Different Victims, Same Layout: Email Visual Similarity Detection for Enhanced Email Protection
Sachin Shukla, Omid Mirzaei
TL;DR
Threat actors frequently reuse email kits, enabling layout-based evasion of rule-based and keyword-driven detectors. The authors introduce Pisco, a visual similarity pipeline that renders emails as screenshots, encodes visuals with CLIP embeddings, and retrieves visually similar emails via a vector database to classify new messages. In a month-long study, they identified over 20,000 visually similar clusters from 116k emails, with many clusters persisting across weeks or months, indicating broad reuse of email kits. The work demonstrates that leveraging historic visual elements can enhance protection beyond textual features and suggests extensions to threat intelligence, labeling, and campaign tracking.
Abstract
In the pursuit of an effective spam detection system, the focus has often been on identifying known spam patterns either through rule-based detection systems or machine learning (ML) solutions that rely on keywords. However, both systems are susceptible to evasion techniques and zero-day attacks that can be achieved at low cost. Therefore, an email that bypassed the defense system once can do it again in the following days, even though rules are updated or the ML models are retrained. The recurrence of failures to detect emails that exhibit layout similarities to previously undetected spam is concerning for customers and can erode their trust in a company.
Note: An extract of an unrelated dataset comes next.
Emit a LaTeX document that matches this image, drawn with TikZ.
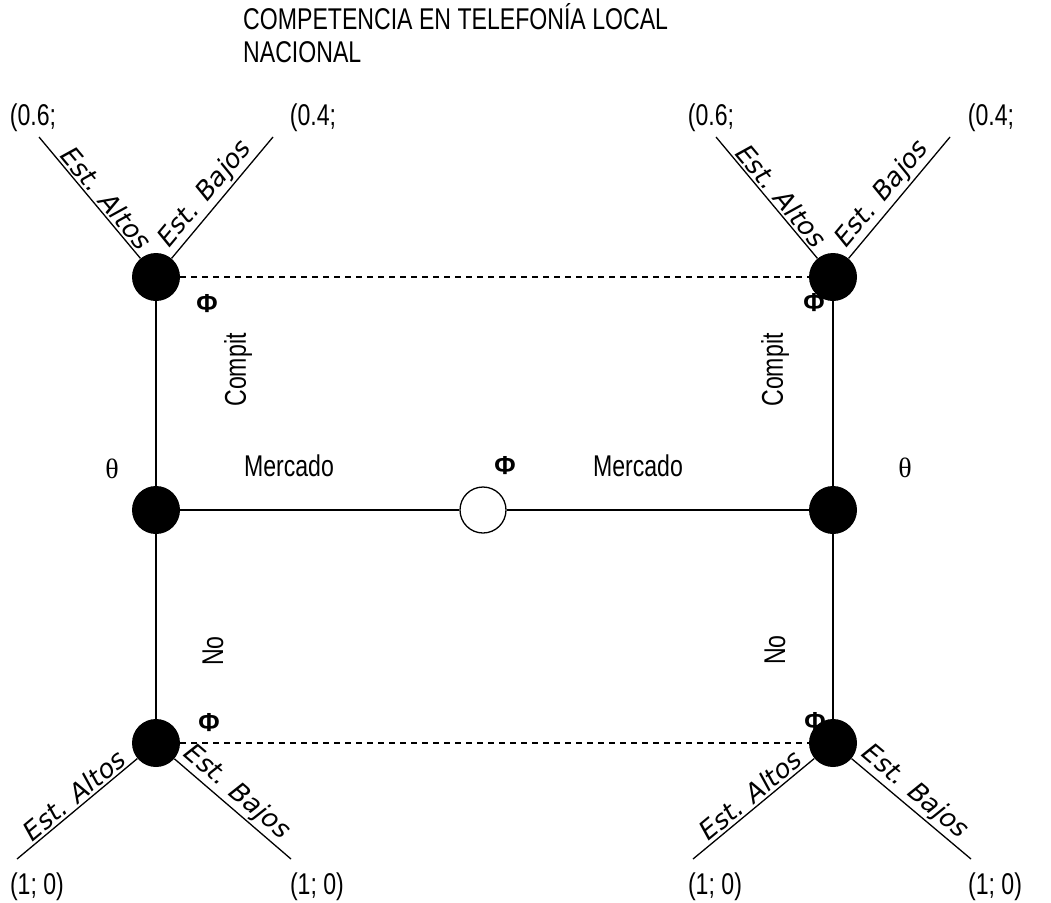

Our observations show that threat actors reuse email kits extensively and can bypass detection with little effort, for example, by making changes to the content of emails. In this work, we propose an email visual similarity detection approach, named Pisco, to improve the detection capabilities of an email threat defense system. We apply our proof of concept to some real-world samples received from different sources. Our results show that email kits are being reused extensively and visually similar emails are sent to our customers at various time intervals. Therefore, this method could be very helpful in situations where detection engines that rely on textual features and keywords are bypassed, an occurrence our observations show happens frequently.